About 8 percent of the world’s flowers have pored anthers, which is the only way for pollen to leave the flower. Certain bees, like bumblebees and carpenter bees, literally turn themselves into living tuning forks—their powerful thoracic muscles deliver sonic blasts to the flower, which ignite a maelstrom of pollen grains that come flying out of the anther pores, striking the bees and allowing them to efficiently collect the pollen grains as food.

Another most unusual adaptation occurs in some tropical and desert plants. Instead of producing typical pollen and nectar as floral rewards offered to pollinators, these “oil flowers,” like Barbados cherry or range ratany, have blisters on their undersides. Bees in the genus Centris rupture the blisters with special squeegee hairs on their front legs and transport these energy-rich floral oils back to their nests. The oils are mixed with pollen as larval food.

What botanical puzzle would you most like to answer?
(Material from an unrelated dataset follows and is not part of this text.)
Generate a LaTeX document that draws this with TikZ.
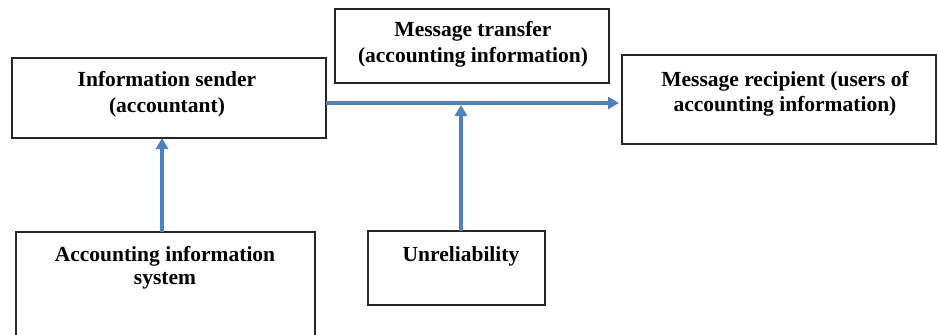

I’d like to know how bees are most attracted to flowers and the most important sensory cues used in recognizing flowers from a distance. We know very little about this subject, especially in nature, outside of the artificial-flower testing arrays used by many modern behaviorists. Bees have thousands of tiny ommatidia, which together make up their compound eyes. Their visual acuity is only about one-sixtieth that of our human eyes. A flying bee needs to be almost on top of a bloom, about a foot away, before it can make the bloom out, although “flicker fusion” (the ability to detect rapid changes across their visual field) allows bees to detect the highly saturated spots of floral colors while flying across a meadow. My fantasy would be to see the world as a bee does, to become a flying bee, but only for a few minutes, because of all the entomologists, birds, spiders and lizards lurking nearby.